**Task brief:** Reproduce all of the data below without alteration; exclude every picture.

+---+

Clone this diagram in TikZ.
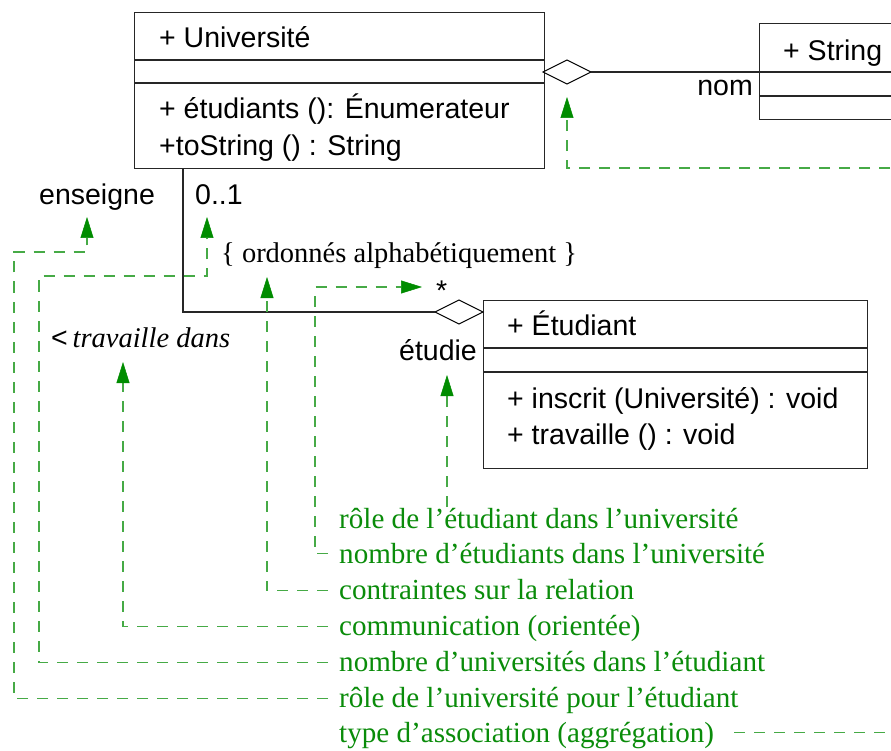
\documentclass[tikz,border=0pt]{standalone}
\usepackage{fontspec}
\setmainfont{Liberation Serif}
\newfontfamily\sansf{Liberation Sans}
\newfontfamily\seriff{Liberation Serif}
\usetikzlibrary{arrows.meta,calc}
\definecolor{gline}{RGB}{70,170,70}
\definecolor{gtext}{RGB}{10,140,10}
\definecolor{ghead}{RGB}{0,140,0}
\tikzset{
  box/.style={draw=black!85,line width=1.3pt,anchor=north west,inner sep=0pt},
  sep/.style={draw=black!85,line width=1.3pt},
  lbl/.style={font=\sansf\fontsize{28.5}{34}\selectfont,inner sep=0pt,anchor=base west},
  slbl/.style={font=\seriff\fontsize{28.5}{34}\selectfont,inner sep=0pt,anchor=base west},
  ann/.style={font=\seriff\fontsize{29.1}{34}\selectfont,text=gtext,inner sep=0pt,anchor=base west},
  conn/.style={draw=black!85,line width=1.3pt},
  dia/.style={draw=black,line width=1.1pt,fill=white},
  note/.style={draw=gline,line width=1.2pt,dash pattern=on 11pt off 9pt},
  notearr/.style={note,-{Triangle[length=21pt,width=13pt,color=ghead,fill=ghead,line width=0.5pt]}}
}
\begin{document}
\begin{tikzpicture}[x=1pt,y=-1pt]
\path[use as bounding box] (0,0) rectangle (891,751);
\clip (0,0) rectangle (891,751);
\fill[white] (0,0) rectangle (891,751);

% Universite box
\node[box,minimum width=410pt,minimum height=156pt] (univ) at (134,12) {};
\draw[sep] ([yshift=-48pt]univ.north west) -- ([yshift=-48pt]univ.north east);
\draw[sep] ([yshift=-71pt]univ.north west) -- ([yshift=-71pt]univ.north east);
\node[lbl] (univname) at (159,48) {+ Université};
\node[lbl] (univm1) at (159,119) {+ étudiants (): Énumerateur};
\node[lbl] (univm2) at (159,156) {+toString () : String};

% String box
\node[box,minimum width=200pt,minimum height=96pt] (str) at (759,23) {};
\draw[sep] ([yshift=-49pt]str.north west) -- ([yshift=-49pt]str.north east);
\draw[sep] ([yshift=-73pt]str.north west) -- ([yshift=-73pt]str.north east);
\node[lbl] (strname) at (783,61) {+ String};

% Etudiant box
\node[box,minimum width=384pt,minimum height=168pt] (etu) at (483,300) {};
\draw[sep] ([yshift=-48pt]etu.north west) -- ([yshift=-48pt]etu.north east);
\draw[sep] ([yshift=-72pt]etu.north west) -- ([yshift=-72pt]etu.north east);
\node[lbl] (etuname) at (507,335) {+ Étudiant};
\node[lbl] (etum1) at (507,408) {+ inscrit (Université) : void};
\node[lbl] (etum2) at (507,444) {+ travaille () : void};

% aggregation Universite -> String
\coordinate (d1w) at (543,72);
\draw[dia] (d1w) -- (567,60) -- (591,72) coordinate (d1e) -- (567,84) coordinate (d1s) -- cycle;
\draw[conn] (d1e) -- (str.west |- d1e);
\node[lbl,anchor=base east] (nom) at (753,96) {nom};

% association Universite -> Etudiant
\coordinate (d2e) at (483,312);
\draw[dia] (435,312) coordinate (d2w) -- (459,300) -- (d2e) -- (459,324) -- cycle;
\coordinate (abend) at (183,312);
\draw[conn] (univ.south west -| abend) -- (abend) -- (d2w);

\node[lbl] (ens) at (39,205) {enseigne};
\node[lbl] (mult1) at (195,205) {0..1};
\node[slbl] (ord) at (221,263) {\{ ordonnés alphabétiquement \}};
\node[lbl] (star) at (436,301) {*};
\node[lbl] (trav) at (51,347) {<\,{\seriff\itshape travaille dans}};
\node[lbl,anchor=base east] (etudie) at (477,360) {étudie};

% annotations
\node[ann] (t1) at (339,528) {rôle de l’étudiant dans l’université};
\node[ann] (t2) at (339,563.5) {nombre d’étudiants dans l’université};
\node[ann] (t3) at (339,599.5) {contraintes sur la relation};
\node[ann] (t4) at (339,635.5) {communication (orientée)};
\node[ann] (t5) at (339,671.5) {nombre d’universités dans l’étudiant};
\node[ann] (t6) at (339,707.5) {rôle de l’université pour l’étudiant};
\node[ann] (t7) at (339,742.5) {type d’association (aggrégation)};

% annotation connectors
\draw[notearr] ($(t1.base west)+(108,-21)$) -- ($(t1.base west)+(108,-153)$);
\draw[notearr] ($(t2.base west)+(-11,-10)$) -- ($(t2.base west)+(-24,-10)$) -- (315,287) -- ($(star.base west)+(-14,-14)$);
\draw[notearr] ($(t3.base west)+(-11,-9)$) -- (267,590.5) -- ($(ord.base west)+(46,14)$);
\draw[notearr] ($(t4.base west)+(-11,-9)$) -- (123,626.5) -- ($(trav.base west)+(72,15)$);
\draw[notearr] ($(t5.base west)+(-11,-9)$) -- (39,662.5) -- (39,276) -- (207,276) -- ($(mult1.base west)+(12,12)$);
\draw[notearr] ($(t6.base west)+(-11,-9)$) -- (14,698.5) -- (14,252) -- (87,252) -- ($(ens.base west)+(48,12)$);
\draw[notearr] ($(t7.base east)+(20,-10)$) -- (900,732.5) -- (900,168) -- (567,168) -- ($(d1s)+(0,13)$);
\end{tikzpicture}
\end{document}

+---+

**Output for this exercise:**
Clone this diagram in TikZ.
\documentclass[tikz,border=0pt]{standalone}
\usepackage{fontspec}
\setmainfont{Liberation Serif}
\newfontfamily\sansf{Liberation Sans}
\newfontfamily\seriff{Liberation Serif}
\usetikzlibrary{arrows.meta,calc}
\definecolor{gline}{RGB}{70,170,70}
\definecolor{gtext}{RGB}{10,140,10}
\definecolor{ghead}{RGB}{0,140,0}
\tikzset{
  box/.style={draw=black!85,line width=1.3pt,anchor=north west,inner sep=0pt},
  sep/.style={draw=black!85,line width=1.3pt},
  lbl/.style={font=\sansf\fontsize{28.5}{34}\selectfont,inner sep=0pt,anchor=base west},
  slbl/.style={font=\seriff\fontsize{28.5}{34}\selectfont,inner sep=0pt,anchor=base west},
  ann/.style={font=\seriff\fontsize{29.1}{34}\selectfont,text=gtext,inner sep=0pt,anchor=base west},
  conn/.style={draw=black!85,line width=1.3pt},
  dia/.style={draw=black,line width=1.1pt,fill=white},
  note/.style={draw=gline,line width=1.2pt,dash pattern=on 11pt off 9pt},
  notearr/.style={note,-{Triangle[length=21pt,width=13pt,color=ghead,fill=ghead,line width=0.5pt]}}
}
\begin{document}
\begin{tikzpicture}[x=1pt,y=-1pt]
\path[use as bounding box] (0,0) rectangle (891,751);
\clip (0,0) rectangle (891,751);
\fill[white] (0,0) rectangle (891,751);

% Universite box
\node[box,minimum width=410pt,minimum height=156pt] (univ) at (134,12) {};
\draw[sep] ([yshift=-48pt]univ.north west) -- ([yshift=-48pt]univ.north east);
\draw[sep] ([yshift=-71pt]univ.north west) -- ([yshift=-71pt]univ.north east);
\node[lbl] (univname) at (159,48) {+ Université};
\node[lbl] (univm1) at (159,119) {+ étudiants (): Énumerateur};
\node[lbl] (univm2) at (159,156) {+toString () : String};

% String box
\node[box,minimum width=200pt,minimum height=96pt] (str) at (759,23) {};
\draw[sep] ([yshift=-49pt]str.north west) -- ([yshift=-49pt]str.north east);
\draw[sep] ([yshift=-73pt]str.north west) -- ([yshift=-73pt]str.north east);
\node[lbl] (strname) at (783,61) {+ String};

% Etudiant box
\node[box,minimum width=384pt,minimum height=168pt] (etu) at (483,300) {};
\draw[sep] ([yshift=-48pt]etu.north west) -- ([yshift=-48pt]etu.north east);
\draw[sep] ([yshift=-72pt]etu.north west) -- ([yshift=-72pt]etu.north east);
\node[lbl] (etuname) at (507,335) {+ Étudiant};
\node[lbl] (etum1) at (507,408) {+ inscrit (Université) : void};
\node[lbl] (etum2) at (507,444) {+ travaille () : void};

% aggregation Universite -> String
\coordinate (d1w) at (543,72);
\draw[dia] (d1w) -- (567,60) -- (591,72) coordinate (d1e) -- (567,84) coordinate (d1s) -- cycle;
\draw[conn] (d1e) -- (str.west |- d1e);
\node[lbl,anchor=base east] (nom) at (753,96) {nom};

% association Universite -> Etudiant
\coordinate (d2e) at (483,312);
\draw[dia] (435,312) coordinate (d2w) -- (459,300) -- (d2e) -- (459,324) -- cycle;
\coordinate (abend) at (183,312);
\draw[conn] (univ.south west -| abend) -- (abend) -- (d2w);

\node[lbl] (ens) at (39,205) {enseigne};
\node[lbl] (mult1) at (195,205) {0..1};
\node[slbl] (ord) at (221,263) {\{ ordonnés alphabétiquement \}};
\node[lbl] (star) at (436,301) {*};
\node[lbl] (trav) at (51,347) {<\,{\seriff\itshape travaille dans}};
\node[lbl,anchor=base east] (etudie) at (477,360) {étudie};

% annotations
\node[ann] (t1) at (339,528) {rôle de l’étudiant dans l’université};
\node[ann] (t2) at (339,563.5) {nombre d’étudiants dans l’université};
\node[ann] (t3) at (339,599.5) {contraintes sur la relation};
\node[ann] (t4) at (339,635.5) {communication (orientée)};
\node[ann] (t5) at (339,671.5) {nombre d’universités dans l’étudiant};
\node[ann] (t6) at (339,707.5) {rôle de l’université pour l’étudiant};
\node[ann] (t7) at (339,742.5) {type d’association (aggrégation)};

% annotation connectors
\draw[notearr] ($(t1.base west)+(108,-21)$) -- ($(t1.base west)+(108,-153)$);
\draw[notearr] ($(t2.base west)+(-11,-10)$) -- ($(t2.base west)+(-24,-10)$) -- (315,287) -- ($(star.base west)+(-14,-14)$);
\draw[notearr] ($(t3.base west)+(-11,-9)$) -- (267,590.5) -- ($(ord.base west)+(46,14)$);
\draw[notearr] ($(t4.base west)+(-11,-9)$) -- (123,626.5) -- ($(trav.base west)+(72,15)$);
\draw[notearr] ($(t5.base west)+(-11,-9)$) -- (39,662.5) -- (39,276) -- (207,276) -- ($(mult1.base west)+(12,12)$);
\draw[notearr] ($(t6.base west)+(-11,-9)$) -- (14,698.5) -- (14,252) -- (87,252) -- ($(ens.base west)+(48,12)$);
\draw[notearr] ($(t7.base east)+(20,-10)$) -- (900,732.5) -- (900,168) -- (567,168) -- ($(d1s)+(0,13)$);
\end{tikzpicture}
\end{document}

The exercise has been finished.